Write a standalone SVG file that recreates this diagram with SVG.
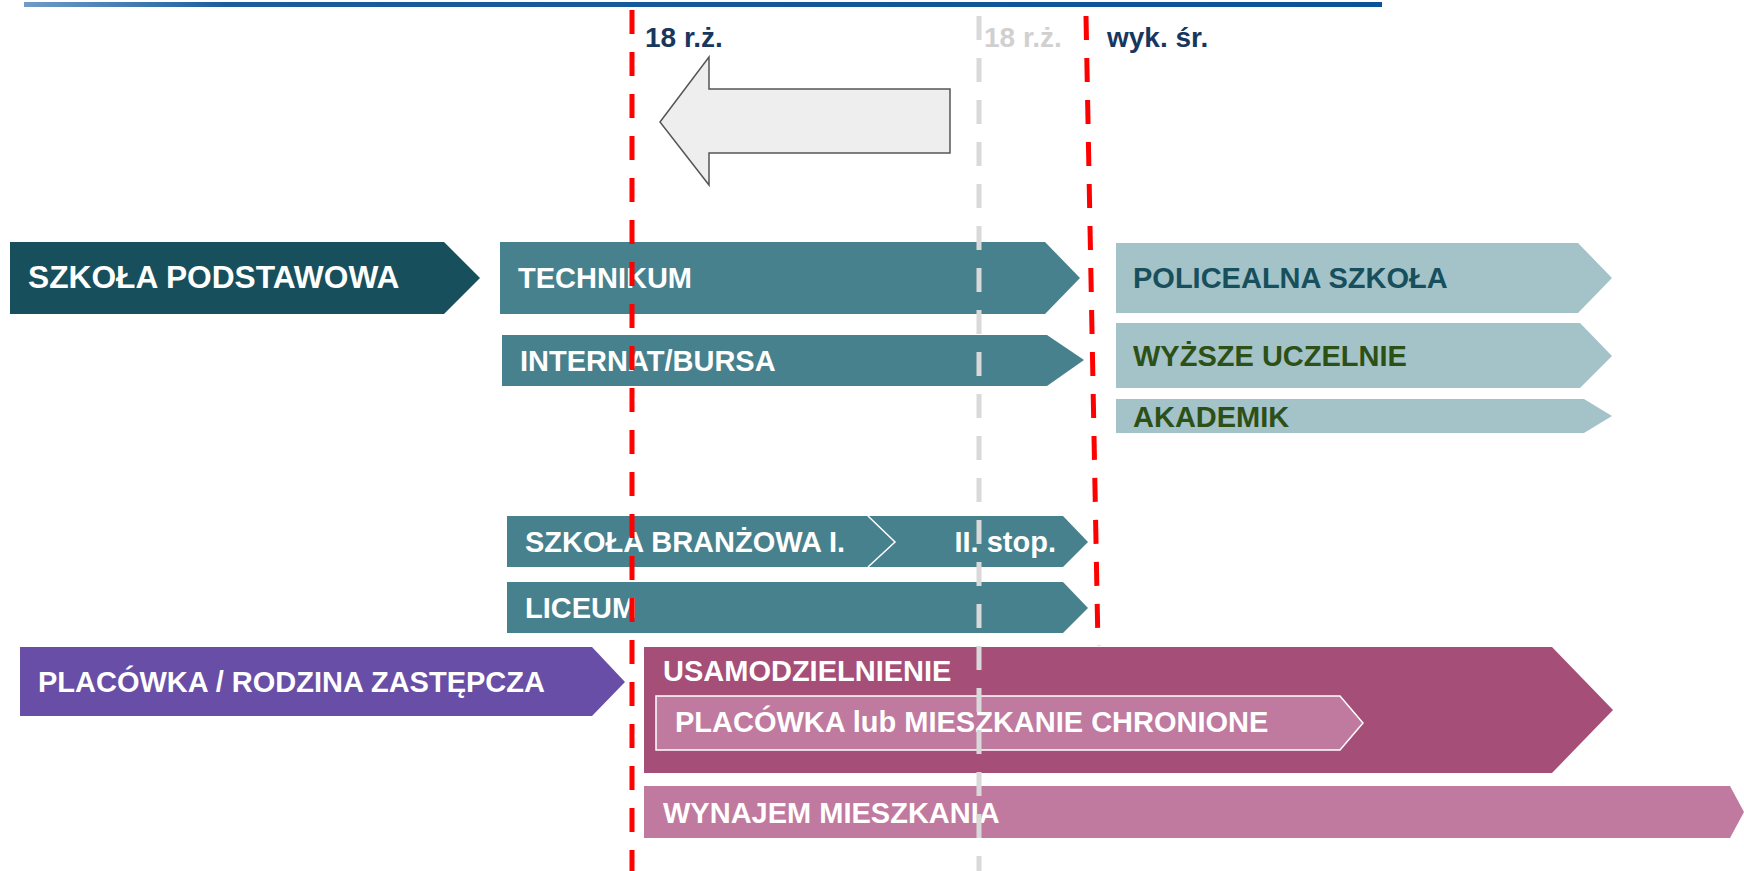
<svg xmlns="http://www.w3.org/2000/svg" width="1744" height="871" viewBox="0 0 1744 871">
<defs>
<linearGradient id="topg" x1="0" y1="0" x2="1" y2="0">
<stop offset="0" stop-color="#6f9cc8"/>
<stop offset="0.15" stop-color="#1a5c9e"/>
<stop offset="1" stop-color="#0c5297"/>
</linearGradient>
<style>
text{font-family:"Liberation Sans",Arial,sans-serif;font-weight:bold;}
.w{fill:#ffffff;}
.dark{fill:#174f5c;}
.mid{fill:#47818d;}
.light{fill:#a3c3c8;}
.purple{fill:#684ea6;}
.mag{fill:#a44e78;}
.pink{fill:#c07aa0;}
.red{stroke:#ff0000;stroke-width:5;stroke-dasharray:24 18;fill:none;}
.gray{stroke:#d9d9d9;stroke-width:5;stroke-dasharray:24 18;fill:none;}
.navy{fill:#17375e;}
</style>
</defs>
<rect x="0" y="0" width="1744" height="871" fill="#ffffff"/>
<rect x="24" y="2" width="1358" height="5" fill="url(#topg)"/>

<g id="labels">
<text x="645" y="47" font-size="28" class="navy">18 r.ż.</text>
<text x="984" y="47" font-size="28" fill="#d0d0d0">18 r.ż.</text>
<text x="1107" y="47" font-size="28" class="navy">wyk. śr.</text>
</g>

<g id="szkola-podstawowa">
<polygon class="dark" points="10,242 444,242 480,278 444,314 10,314"/>
<text x="28" y="288" font-size="31.7" class="w">SZKOŁA PODSTAWOWA</text>
</g>
<g id="technikum">
<polygon class="mid" points="500,242 1045,242 1080,278 1045,314 500,314"/>
<text x="518" y="288" font-size="29" class="w">TECHNIKUM</text>
</g>
<g id="internat">
<polygon class="mid" points="502,335 1047,335 1084,360 1047,386 502,386"/>
<text x="520" y="371" font-size="29" class="w">INTERNAT/BURSA</text>
</g>
<g id="policealna">
<polygon class="light" points="1116,243 1578,243 1612,278 1578,313 1116,313"/>
<text x="1133" y="288" font-size="29" class="dark">POLICEALNA SZKOŁA</text>
</g>
<g id="wyzsze">
<polygon class="light" points="1116,323 1580,323 1612,356 1580,388 1116,388"/>
<text x="1133" y="366" font-size="29" fill="#2d5016">WYŻSZE UCZELNIE</text>
</g>
<g id="akademik">
<polygon class="light" points="1116,399 1584,399 1612,416 1584,433 1116,433"/>
<text x="1133" y="427" font-size="29" fill="#2d5016">AKADEMIK</text>
</g>
<g id="branzowa">
<polygon class="mid" points="507,516 1063,516 1088,542 1063,567 507,567"/>
<polyline points="868,516 895,542 868,567" fill="none" stroke="#ffffff" stroke-width="1.5"/>
<text x="525" y="552" font-size="29" class="w">SZKOŁA BRANŻOWA I.</text>
<text x="1056" y="552" font-size="29" class="w" text-anchor="end">II. stop.</text>
</g>
<g id="liceum">
<polygon class="mid" points="507,582 1063,582 1088,608 1063,633 507,633"/>
<text x="525" y="618" font-size="29" class="w">LICEUM</text>
</g>
<g id="placowka-rodzina">
<polygon class="purple" points="20,647 592,647 625,682 592,716 20,716"/>
<text x="38" y="692" font-size="29" class="w">PLACÓWKA / RODZINA ZASTĘPCZA</text>
</g>
<g id="usamodzielnienie">
<polygon class="mag" points="644,647 1552,647 1613,710 1552,773 644,773"/>
<text x="663" y="681" font-size="29" class="w">USAMODZIELNIENIE</text>
</g>
<g id="chronione">
<polygon class="pink" points="656,696 1340,696 1363,723 1340,750 656,750" stroke="#ffffff" stroke-width="1.5"/>
<text x="675" y="732" font-size="29" class="w">PLACÓWKA lub MIESZKANIE CHRONIONE</text>
</g>
<g id="wynajem">
<polygon class="pink" points="644,786 1730,786 1744,812 1730,838 644,838"/>
<text x="663" y="823" font-size="29" class="w">WYNAJEM MIESZKANIA</text>
</g>

<g id="connectors">
<polygon points="660,122 709,57 709,89 950,89 950,153 709,153 709,185" fill="#eeeeee" stroke="#555555" stroke-width="1.5"/>
<line class="gray" x1="979" y1="16" x2="979" y2="871"/>
<line class="red" x1="632" y1="10" x2="632" y2="871"/>
<line class="red" x1="1086" y1="16" x2="1098" y2="646"/>
</g>
</svg>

§ §

Reproduce the whole listing exactly, but not the images in it.

» **Exercise response**:
Write a standalone SVG file that recreates this diagram with SVG.
<svg xmlns="http://www.w3.org/2000/svg" width="1744" height="871" viewBox="0 0 1744 871">
<defs>
<linearGradient id="topg" x1="0" y1="0" x2="1" y2="0">
<stop offset="0" stop-color="#6f9cc8"/>
<stop offset="0.15" stop-color="#1a5c9e"/>
<stop offset="1" stop-color="#0c5297"/>
</linearGradient>
<style>
text{font-family:"Liberation Sans",Arial,sans-serif;font-weight:bold;}
.w{fill:#ffffff;}
.dark{fill:#174f5c;}
.mid{fill:#47818d;}
.light{fill:#a3c3c8;}
.purple{fill:#684ea6;}
.mag{fill:#a44e78;}
.pink{fill:#c07aa0;}
.red{stroke:#ff0000;stroke-width:5;stroke-dasharray:24 18;fill:none;}
.gray{stroke:#d9d9d9;stroke-width:5;stroke-dasharray:24 18;fill:none;}
.navy{fill:#17375e;}
</style>
</defs>
<rect x="0" y="0" width="1744" height="871" fill="#ffffff"/>
<rect x="24" y="2" width="1358" height="5" fill="url(#topg)"/>

<g id="labels">
<text x="645" y="47" font-size="28" class="navy">18 r.ż.</text>
<text x="984" y="47" font-size="28" fill="#d0d0d0">18 r.ż.</text>
<text x="1107" y="47" font-size="28" class="navy">wyk. śr.</text>
</g>

<g id="szkola-podstawowa">
<polygon class="dark" points="10,242 444,242 480,278 444,314 10,314"/>
<text x="28" y="288" font-size="31.7" class="w">SZKOŁA PODSTAWOWA</text>
</g>
<g id="technikum">
<polygon class="mid" points="500,242 1045,242 1080,278 1045,314 500,314"/>
<text x="518" y="288" font-size="29" class="w">TECHNIKUM</text>
</g>
<g id="internat">
<polygon class="mid" points="502,335 1047,335 1084,360 1047,386 502,386"/>
<text x="520" y="371" font-size="29" class="w">INTERNAT/BURSA</text>
</g>
<g id="policealna">
<polygon class="light" points="1116,243 1578,243 1612,278 1578,313 1116,313"/>
<text x="1133" y="288" font-size="29" class="dark">POLICEALNA SZKOŁA</text>
</g>
<g id="wyzsze">
<polygon class="light" points="1116,323 1580,323 1612,356 1580,388 1116,388"/>
<text x="1133" y="366" font-size="29" fill="#2d5016">WYŻSZE UCZELNIE</text>
</g>
<g id="akademik">
<polygon class="light" points="1116,399 1584,399 1612,416 1584,433 1116,433"/>
<text x="1133" y="427" font-size="29" fill="#2d5016">AKADEMIK</text>
</g>
<g id="branzowa">
<polygon class="mid" points="507,516 1063,516 1088,542 1063,567 507,567"/>
<polyline points="868,516 895,542 868,567" fill="none" stroke="#ffffff" stroke-width="1.5"/>
<text x="525" y="552" font-size="29" class="w">SZKOŁA BRANŻOWA I.</text>
<text x="1056" y="552" font-size="29" class="w" text-anchor="end">II. stop.</text>
</g>
<g id="liceum">
<polygon class="mid" points="507,582 1063,582 1088,608 1063,633 507,633"/>
<text x="525" y="618" font-size="29" class="w">LICEUM</text>
</g>
<g id="placowka-rodzina">
<polygon class="purple" points="20,647 592,647 625,682 592,716 20,716"/>
<text x="38" y="692" font-size="29" class="w">PLACÓWKA / RODZINA ZASTĘPCZA</text>
</g>
<g id="usamodzielnienie">
<polygon class="mag" points="644,647 1552,647 1613,710 1552,773 644,773"/>
<text x="663" y="681" font-size="29" class="w">USAMODZIELNIENIE</text>
</g>
<g id="chronione">
<polygon class="pink" points="656,696 1340,696 1363,723 1340,750 656,750" stroke="#ffffff" stroke-width="1.5"/>
<text x="675" y="732" font-size="29" class="w">PLACÓWKA lub MIESZKANIE CHRONIONE</text>
</g>
<g id="wynajem">
<polygon class="pink" points="644,786 1730,786 1744,812 1730,838 644,838"/>
<text x="663" y="823" font-size="29" class="w">WYNAJEM MIESZKANIA</text>
</g>

<g id="connectors">
<polygon points="660,122 709,57 709,89 950,89 950,153 709,153 709,185" fill="#eeeeee" stroke="#555555" stroke-width="1.5"/>
<line class="gray" x1="979" y1="16" x2="979" y2="871"/>
<line class="red" x1="632" y1="10" x2="632" y2="871"/>
<line class="red" x1="1086" y1="16" x2="1098" y2="646"/>
</g>
</svg>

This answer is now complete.